Postulados pela primeira vez há 230 anos, os buracos negros foram desde então procurados intensamente, descritos e até representados no cinema.

Todos vimos as imagens, embora na realidade ainda não se saiba com certeza como eles são.

Nossos telescópios nunca conseguiram captá-los, e as mentes mais brilhantes da ciência continuam sendo incapazes de conciliar as peculiares características de um buraco negro com algumas das leis fundamentais da natureza.

Em busca de respostas, os astrônomos criaram o gigantesco telescópio Gravity, no norte do Chile, e o voltaram na direção de um ponto situado a 24.000 anos-luz, onde se acredita-se que esteja um buraco negro supermaciço, no centro da Via Láctea.

O enorme olho esquadrinha desvios minúsculos, porém significativos, nos movimentos de gases e estrelas em volta do buraco monstruoso.

“O objetivo do Gravity, em última instância, é demonstrar a existência de um buraco negro no centro da nossa galáxia”, disse à AFP Guy Perrin, astrônomo francês que participa do projeto.

Não encontrar nenhum buraco negro, ou detectar um de tamanho diferente do esperado, poderia ser um acontecimento ainda mais importante.

O objeto do estudo, denominado Sagitário A, possui uma massa quatro milhões de vezes maior que a do nosso sol, concentrada em um espaço menor do que o ocupado pelo Sistema Solar.

Para observá-lo de perto, os astrônomos combinaram o poder dos quatro maiores telescópios europeus instalados no Deserto do Atacama para criar o instrumento mais poderoso já construído.

Mais preciso do que nunca

As imagens serão “cerca de 10 a 20 vezes mais nítidas que as que obtínhamos antes”, disse o diretor do projeto, Frank Eisenhauer, do Instituto Max Planck de Física Extraterrestre.

Com um diâmetro de 130 metros, o dispositivo permitirá que os astrônomos observem o buraco negro mais de perto e com mais detalhes.
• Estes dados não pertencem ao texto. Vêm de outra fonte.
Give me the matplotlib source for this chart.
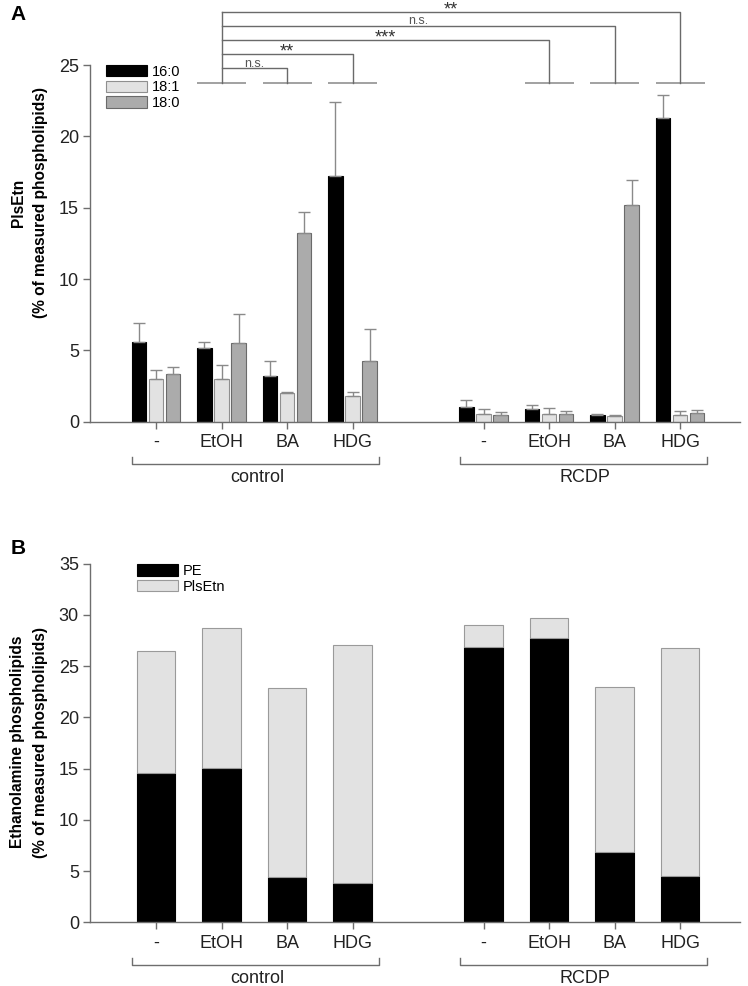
import matplotlib
matplotlib.use("Agg")
import matplotlib.pyplot as plt
import numpy as np

plt.rcParams['font.family'] = ['Liberation Sans', 'DejaVu Sans']

# ---------------- data ----------------
treatments = ['-', 'EtOH', 'BA', 'HDG', '-', 'EtOH', 'BA', 'HDG']
groups = ['control', 'RCDP']
species = ['16:0', '18:1', '18:0']

pls_160 = [5.6, 5.14, 3.22, 17.2, 1.0, 0.87, 0.47, 21.26]
pls_160_err = [1.35, 0.42, 1.05, 5.2, 0.54, 0.32, 0.09, 1.61]
pls_181 = [2.97, 2.97, 2.03, 1.82, 0.54, 0.56, 0.42, 0.47]
pls_181_err = [0.65, 0.98, 0.05, 0.26, 0.35, 0.38, 0.04, 0.28]
pls_180 = [3.34, 5.54, 13.25, 4.23, 0.47, 0.52, 15.19, 0.61]
pls_180_err = [0.46, 2.03, 1.42, 2.24, 0.19, 0.25, 1.75, 0.21]

pe_vals = [14.6, 15.1, 4.4, 3.8, 26.9, 27.7, 6.85, 4.5]
plsetn_vals = [11.9, 13.65, 18.5, 23.3, 2.1, 2.0, 16.1, 22.3]

sig_labels = ['n.s.', '**', '***', 'n.s.', '**']
sig_targets = ['control BA', 'control HDG', 'RCDP EtOH', 'RCDP BA', 'RCDP HDG']

# ---------------- layout ----------------
W, H = 748, 986
fig = plt.figure(figsize=(W / 100, H / 100), dpi=100)

xpos = np.array([0, 1, 2, 3, 5, 6, 7, 8], dtype=float)
xlim = (-1.008, 8.916)
line_col = '#6e6e6e'
tick_fs = 13


def style_axis(ax, ymax, step):
    ax.set_xlim(*xlim)
    ax.set_ylim(0, ymax)
    for s in ['top', 'right']:
        ax.spines[s].set_visible(False)
    ax.spines['left'].set_bounds(0, ymax)
    for s in ['left', 'bottom']:
        ax.spines[s].set_color(line_col)
        ax.spines[s].set_linewidth(1.0)
    ax.set_yticks(np.arange(0, ymax + 0.1, step))
    ax.set_yticklabels([f'{int(v)}' for v in np.arange(0, ymax + 0.1, step)])
    ax.set_xticks(xpos)
    ax.set_xticklabels(treatments)
    ax.tick_params(axis='both', direction='out', color=line_col, labelsize=tick_fs,
                   length=5, width=1.0, labelcolor='#222222')
    ax.tick_params(axis='x', pad=4)
    ax.tick_params(axis='y', pad=3)


def group_brackets(ax, ybr, yend, ylab):
    tr = ax.get_xaxis_transform()
    for gi, g in enumerate(groups):
        x0 = xpos[gi * 4] - 0.36
        x1 = xpos[gi * 4 + 3] + 0.41
        ax.plot([x0, x0, x1, x1], [yend, ybr, ybr, yend], color=line_col, lw=1.0,
                transform=tr, clip_on=False)
        ax.text((xpos[gi * 4] + xpos[gi * 4 + 3]) / 2 + 0.05, ylab, g, transform=tr,
                ha='center', va='center', fontsize=tick_fs, color='#222222')

# ---------------- panel A ----------------
ax1 = fig.add_axes([90 / W, (H - 421.7) / H, 650 / W, 356.7 / H])
style_axis(ax1, 25, 5)

bw = 0.22
off = 0.262
ekw = dict(ecolor='#8a8a8a', elinewidth=1.0, capsize=4.0, capthick=1.0)
ax1.bar(xpos - off, pls_160, bw, color='#000000', edgecolor='#000000', lw=0.8,
        yerr=[np.zeros(8), pls_160_err], error_kw=ekw, label=species[0])
ax1.bar(xpos, pls_181, bw, color='#e2e2e2', edgecolor='#8f8f8f', lw=0.8,
        yerr=[np.zeros(8), pls_181_err], error_kw=ekw, label=species[1])
ax1.bar(xpos + off, pls_180, bw, color='#ababab', edgecolor='#6a6a6a', lw=0.8,
        yerr=[np.zeros(8), pls_180_err], error_kw=ekw, label=species[2])

leg1 = ax1.legend(loc='upper left', bbox_to_anchor=(0.024, 1.001), frameon=False,
                  fontsize=10.5, handlelength=2.85, handleheight=0.84,
                  labelspacing=0.12, handletextpad=0.3, borderpad=0, borderaxespad=0)

group_brackets(ax1, -0.1186, -0.098, -0.156)

# significance brackets
ref = 1.0
targets = [2.0, 3.0, 6.0, 7.0, 8.0]
base_y = 23.76
levels = [24.77, 25.77, 26.75, 27.73, 28.73]
sig_col = '#6a6a6a'
for xx in [ref] + targets:
    ax1.plot([xx - 0.37, xx + 0.38], [base_y, base_y], color='#9a9a9a', lw=1.3,
             clip_on=False, solid_capstyle='butt')
ax1.plot([ref, ref], [base_y, levels[-1]], color=sig_col, lw=1.0, clip_on=False)
for t, lv, lab in zip(targets, levels, sig_labels):
    ax1.plot([ref, t, t], [lv, lv, base_y], color=sig_col, lw=1.0, clip_on=False)
    if lab == 'n.s.':
        ax1.text((ref + t) / 2, lv + 0.12, lab, ha='center', va='baseline', fontsize=9,
                 color='#555555', clip_on=False)
    else:
        ax1.text((ref + t) / 2, lv - 0.2, lab, ha='center', va='baseline', fontsize=13,
                 color='#333333', clip_on=False)

# ---------------- panel B ----------------
ax2 = fig.add_axes([90 / W, (H - 922.3) / H, 650 / W, 358.7 / H])
style_axis(ax2, 35, 5)
bw2 = 0.59
ax2.bar(xpos, pe_vals, bw2, color='#000000', edgecolor='#000000', lw=0.8, label='PE')
ax2.bar(xpos, plsetn_vals, bw2, bottom=pe_vals, color='#e2e2e2', edgecolor='#9a9a9a',
        lw=0.8, label='PlsEtn')
leg2 = ax2.legend(loc='upper left', bbox_to_anchor=(0.072, 0.999), frameon=False,
                  fontsize=10.5, handlelength=2.85, handleheight=0.84,
                  labelspacing=0.12, handletextpad=0.3, borderpad=0, borderaxespad=0)

group_brackets(ax2, -0.12, -0.0995, -0.156)

# ---------------- labels ----------------
fig.text(18 / W, 1 - 14 / H, 'A', fontsize=15, fontweight='bold', ha='center', va='center')
fig.text(18 / W, 1 - 548 / H, 'B', fontsize=15, fontweight='bold', ha='center', va='center')

ylab_kw = dict(rotation=90, fontsize=11.2, fontweight='bold', ha='center', va='center')
fig.text(18 / W, 1 - 203 / H, 'PlsEtn', **ylab_kw)
fig.text(41 / W, 1 - 203 / H, '(% of measured phospholipids)', **ylab_kw)
fig.text(18 / W, 1 - 742 / H, 'Ethanolamine phospholipids', **ylab_kw)
fig.text(41 / W, 1 - 742 / H, '(% of measured phospholipids)', **ylab_kw)

fig.savefig('out.png', dpi=100)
“Queremos explorar a física da gravidade em um entorno extremo”, disse Eisenhauer à AFP em entrevista telefônica desde o Atacama, onde o telescópio está terminando de ser instalado antes de iniciar as observações em grande escala, provavelmente no ano que vem.

Os buracos negros são regiões no tecido do espaço-tempo onde a massa colapsa em uma área tão pequena que nada resiste ao seu poder de atração gravitacional.

O fenômeno foi conceitualizado em 1873 pelo naturalista inglês John Michell, que descreveu os buracos negros como estrelas obscuras tão massivas que nem mesmo a luz consegue escapar delas.

O termo usado hoje para se referir a eles, no entanto, só foi criado em 1967 pelo físico de Princeton John Wheeler.

Apesar de serem milhões espalhados pela Via Láctea, é difícil vê-los, justamente porque absorvem a luz, junto com todo o resto.

Sua presença, que intrigou as mentes humanas mais inteligentes, se infere pelo comportamento de outros objetos celestes que o rodeiam, inclusive estrelas que giram ao seu redor, como fazem os planetas em volta do sol.

Cada buraco negro tem um “horizonte final”, um ponto de não-retorno além do qual nada pode escapar à sua atração gravitacional.

Graças ao Gravity, Eisenhauer e sua equipe esperam poder observar o comportamento de estrelas e gases perto desse horizonte, onde os efeitos da gravidade são maiores.

Testando Einstein

A teoria geral da relatividade de Einstein é hoje a que melhor explica os buracos negros. Para comprová-la, os cientistas deverão medir as mudanças na órbita das estrelas a cada rotação concluída.

Também poderão observar os gases e estrelas sendo engolidos pelo vazio, graças aos rastros que os objetos quentes deixam pouco antes de desaparecer para sempre.

“O que queremos por à prova é se a teoria geral da relatividade, tal como Einstein a descreveu, é realmente válida”, comentou Eisenhauer. “Se observamos algum movimento de matéria tão perto do buraco negro, será difícil dar qualquer outra explicação para ele”.

Ironicamente, o fato de não observar o que foi previsto seria algo ainda mais sensacional.

Os cientistas buscam, além disso, esclarecer aparentes contradições entre a teoria de Eisntein e a física quântica, que descreve fenômenos a nível subatômico, campo onde os postulados do cientista alemão não se encaixam.

O Gravity iniciou suas operações em junho, e informará sobre seus avanços na semana que vem.

Neste mês, outra equipe de astrônomos conseguiu observar pela primeira vez, graças ao telescópio Alma, também instalado no norte do Chile, como um buraco negro super massivo, situado no centro de uma gigantesca galáxia a um bilhão de anos-luz da Terra, se alimentava de nuvens de gás intergaláctico.